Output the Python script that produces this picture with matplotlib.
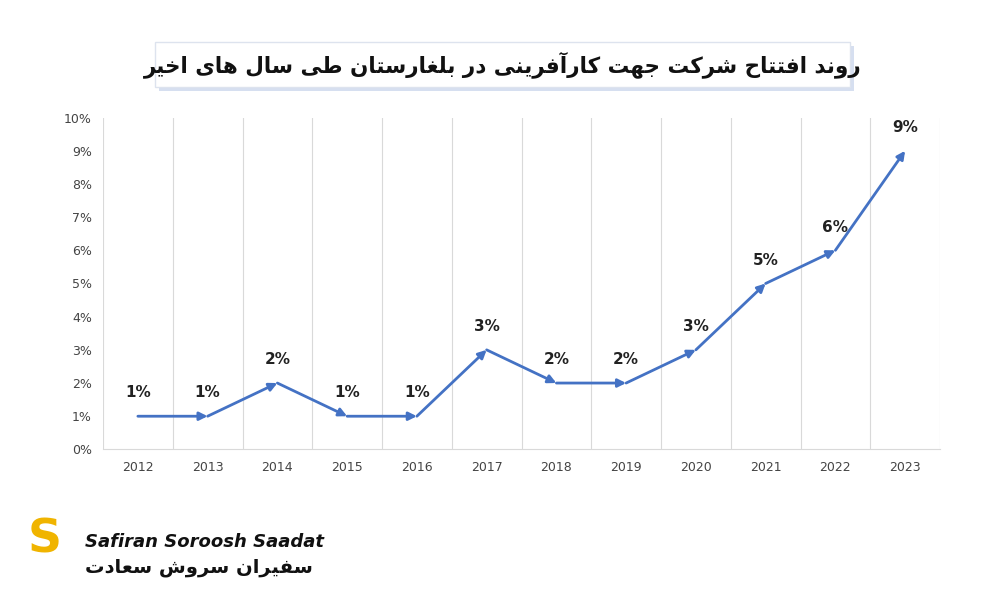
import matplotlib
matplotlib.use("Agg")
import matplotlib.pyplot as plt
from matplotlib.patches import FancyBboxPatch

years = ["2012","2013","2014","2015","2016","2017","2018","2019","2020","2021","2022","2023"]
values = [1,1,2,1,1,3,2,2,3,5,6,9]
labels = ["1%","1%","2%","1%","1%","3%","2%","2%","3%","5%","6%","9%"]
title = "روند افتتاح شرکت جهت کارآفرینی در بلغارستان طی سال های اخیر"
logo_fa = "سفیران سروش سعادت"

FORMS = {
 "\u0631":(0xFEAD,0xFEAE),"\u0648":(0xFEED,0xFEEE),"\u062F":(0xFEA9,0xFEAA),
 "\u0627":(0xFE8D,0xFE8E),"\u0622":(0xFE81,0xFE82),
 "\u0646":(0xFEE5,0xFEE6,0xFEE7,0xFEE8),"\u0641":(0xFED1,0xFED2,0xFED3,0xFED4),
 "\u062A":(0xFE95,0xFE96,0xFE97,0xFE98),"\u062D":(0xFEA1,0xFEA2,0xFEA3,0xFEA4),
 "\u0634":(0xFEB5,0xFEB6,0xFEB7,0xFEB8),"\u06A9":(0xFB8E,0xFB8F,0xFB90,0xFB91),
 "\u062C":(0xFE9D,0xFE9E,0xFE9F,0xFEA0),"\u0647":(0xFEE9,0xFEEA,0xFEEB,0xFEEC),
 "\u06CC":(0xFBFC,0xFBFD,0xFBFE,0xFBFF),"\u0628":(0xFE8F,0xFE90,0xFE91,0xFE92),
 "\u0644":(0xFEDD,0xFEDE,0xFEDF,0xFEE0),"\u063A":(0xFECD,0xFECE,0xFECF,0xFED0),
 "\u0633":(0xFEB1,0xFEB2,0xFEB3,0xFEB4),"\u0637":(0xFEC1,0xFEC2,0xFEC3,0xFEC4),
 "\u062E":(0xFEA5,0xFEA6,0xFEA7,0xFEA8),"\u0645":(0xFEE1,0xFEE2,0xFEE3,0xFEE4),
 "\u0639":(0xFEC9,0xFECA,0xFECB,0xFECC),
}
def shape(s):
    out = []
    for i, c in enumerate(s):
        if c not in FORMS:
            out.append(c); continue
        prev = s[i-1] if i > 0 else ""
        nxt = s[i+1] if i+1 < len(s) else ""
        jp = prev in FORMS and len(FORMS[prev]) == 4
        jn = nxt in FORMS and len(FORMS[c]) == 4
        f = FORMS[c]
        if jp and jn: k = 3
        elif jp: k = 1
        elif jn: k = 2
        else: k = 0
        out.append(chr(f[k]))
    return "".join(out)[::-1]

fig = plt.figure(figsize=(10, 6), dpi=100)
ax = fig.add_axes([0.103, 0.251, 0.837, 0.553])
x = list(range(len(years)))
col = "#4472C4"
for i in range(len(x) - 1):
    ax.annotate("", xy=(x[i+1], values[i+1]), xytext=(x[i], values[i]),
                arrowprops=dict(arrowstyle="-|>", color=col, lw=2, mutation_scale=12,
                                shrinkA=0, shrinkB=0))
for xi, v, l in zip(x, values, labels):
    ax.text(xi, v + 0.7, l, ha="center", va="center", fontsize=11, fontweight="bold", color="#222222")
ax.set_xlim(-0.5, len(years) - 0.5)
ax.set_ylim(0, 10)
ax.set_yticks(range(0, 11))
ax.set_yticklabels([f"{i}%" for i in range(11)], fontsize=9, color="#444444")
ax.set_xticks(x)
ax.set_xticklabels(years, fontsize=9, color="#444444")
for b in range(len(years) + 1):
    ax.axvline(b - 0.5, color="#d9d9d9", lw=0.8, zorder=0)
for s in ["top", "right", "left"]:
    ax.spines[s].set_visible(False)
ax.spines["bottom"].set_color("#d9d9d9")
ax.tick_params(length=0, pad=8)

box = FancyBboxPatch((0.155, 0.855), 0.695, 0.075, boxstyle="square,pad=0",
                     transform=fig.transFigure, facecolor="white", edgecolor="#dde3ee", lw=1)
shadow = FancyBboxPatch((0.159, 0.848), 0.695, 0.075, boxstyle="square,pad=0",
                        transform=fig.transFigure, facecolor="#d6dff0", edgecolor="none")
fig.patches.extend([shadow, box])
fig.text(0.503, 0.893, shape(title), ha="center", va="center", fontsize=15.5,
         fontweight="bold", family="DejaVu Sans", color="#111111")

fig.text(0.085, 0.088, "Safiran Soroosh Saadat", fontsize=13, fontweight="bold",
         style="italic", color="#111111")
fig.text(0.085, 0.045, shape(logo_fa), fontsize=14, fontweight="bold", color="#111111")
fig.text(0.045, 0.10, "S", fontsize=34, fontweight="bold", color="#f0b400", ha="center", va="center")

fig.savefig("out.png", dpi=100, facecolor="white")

# TASK TO COMPLETE:
Restate the entire listing word for word, excluding pictures.

# SOLVED PROBLEM:
Output the Python script that produces this picture with matplotlib.
import matplotlib
matplotlib.use("Agg")
import matplotlib.pyplot as plt
from matplotlib.patches import FancyBboxPatch

years = ["2012","2013","2014","2015","2016","2017","2018","2019","2020","2021","2022","2023"]
values = [1,1,2,1,1,3,2,2,3,5,6,9]
labels = ["1%","1%","2%","1%","1%","3%","2%","2%","3%","5%","6%","9%"]
title = "روند افتتاح شرکت جهت کارآفرینی در بلغارستان طی سال های اخیر"
logo_fa = "سفیران سروش سعادت"

FORMS = {
 "\u0631":(0xFEAD,0xFEAE),"\u0648":(0xFEED,0xFEEE),"\u062F":(0xFEA9,0xFEAA),
 "\u0627":(0xFE8D,0xFE8E),"\u0622":(0xFE81,0xFE82),
 "\u0646":(0xFEE5,0xFEE6,0xFEE7,0xFEE8),"\u0641":(0xFED1,0xFED2,0xFED3,0xFED4),
 "\u062A":(0xFE95,0xFE96,0xFE97,0xFE98),"\u062D":(0xFEA1,0xFEA2,0xFEA3,0xFEA4),
 "\u0634":(0xFEB5,0xFEB6,0xFEB7,0xFEB8),"\u06A9":(0xFB8E,0xFB8F,0xFB90,0xFB91),
 "\u062C":(0xFE9D,0xFE9E,0xFE9F,0xFEA0),"\u0647":(0xFEE9,0xFEEA,0xFEEB,0xFEEC),
 "\u06CC":(0xFBFC,0xFBFD,0xFBFE,0xFBFF),"\u0628":(0xFE8F,0xFE90,0xFE91,0xFE92),
 "\u0644":(0xFEDD,0xFEDE,0xFEDF,0xFEE0),"\u063A":(0xFECD,0xFECE,0xFECF,0xFED0),
 "\u0633":(0xFEB1,0xFEB2,0xFEB3,0xFEB4),"\u0637":(0xFEC1,0xFEC2,0xFEC3,0xFEC4),
 "\u062E":(0xFEA5,0xFEA6,0xFEA7,0xFEA8),"\u0645":(0xFEE1,0xFEE2,0xFEE3,0xFEE4),
 "\u0639":(0xFEC9,0xFECA,0xFECB,0xFECC),
}
def shape(s):
    out = []
    for i, c in enumerate(s):
        if c not in FORMS:
            out.append(c); continue
        prev = s[i-1] if i > 0 else ""
        nxt = s[i+1] if i+1 < len(s) else ""
        jp = prev in FORMS and len(FORMS[prev]) == 4
        jn = nxt in FORMS and len(FORMS[c]) == 4
        f = FORMS[c]
        if jp and jn: k = 3
        elif jp: k = 1
        elif jn: k = 2
        else: k = 0
        out.append(chr(f[k]))
    return "".join(out)[::-1]

fig = plt.figure(figsize=(10, 6), dpi=100)
ax = fig.add_axes([0.103, 0.251, 0.837, 0.553])
x = list(range(len(years)))
col = "#4472C4"
for i in range(len(x) - 1):
    ax.annotate("", xy=(x[i+1], values[i+1]), xytext=(x[i], values[i]),
                arrowprops=dict(arrowstyle="-|>", color=col, lw=2, mutation_scale=12,
                                shrinkA=0, shrinkB=0))
for xi, v, l in zip(x, values, labels):
    ax.text(xi, v + 0.7, l, ha="center", va="center", fontsize=11, fontweight="bold", color="#222222")
ax.set_xlim(-0.5, len(years) - 0.5)
ax.set_ylim(0, 10)
ax.set_yticks(range(0, 11))
ax.set_yticklabels([f"{i}%" for i in range(11)], fontsize=9, color="#444444")
ax.set_xticks(x)
ax.set_xticklabels(years, fontsize=9, color="#444444")
for b in range(len(years) + 1):
    ax.axvline(b - 0.5, color="#d9d9d9", lw=0.8, zorder=0)
for s in ["top", "right", "left"]:
    ax.spines[s].set_visible(False)
ax.spines["bottom"].set_color("#d9d9d9")
ax.tick_params(length=0, pad=8)

box = FancyBboxPatch((0.155, 0.855), 0.695, 0.075, boxstyle="square,pad=0",
                     transform=fig.transFigure, facecolor="white", edgecolor="#dde3ee", lw=1)
shadow = FancyBboxPatch((0.159, 0.848), 0.695, 0.075, boxstyle="square,pad=0",
                        transform=fig.transFigure, facecolor="#d6dff0", edgecolor="none")
fig.patches.extend([shadow, box])
fig.text(0.503, 0.893, shape(title), ha="center", va="center", fontsize=15.5,
         fontweight="bold", family="DejaVu Sans", color="#111111")

fig.text(0.085, 0.088, "Safiran Soroosh Saadat", fontsize=13, fontweight="bold",
         style="italic", color="#111111")
fig.text(0.085, 0.045, shape(logo_fa), fontsize=14, fontweight="bold", color="#111111")
fig.text(0.045, 0.10, "S", fontsize=34, fontweight="bold", color="#f0b400", ha="center", va="center")

fig.savefig("out.png", dpi=100, facecolor="white")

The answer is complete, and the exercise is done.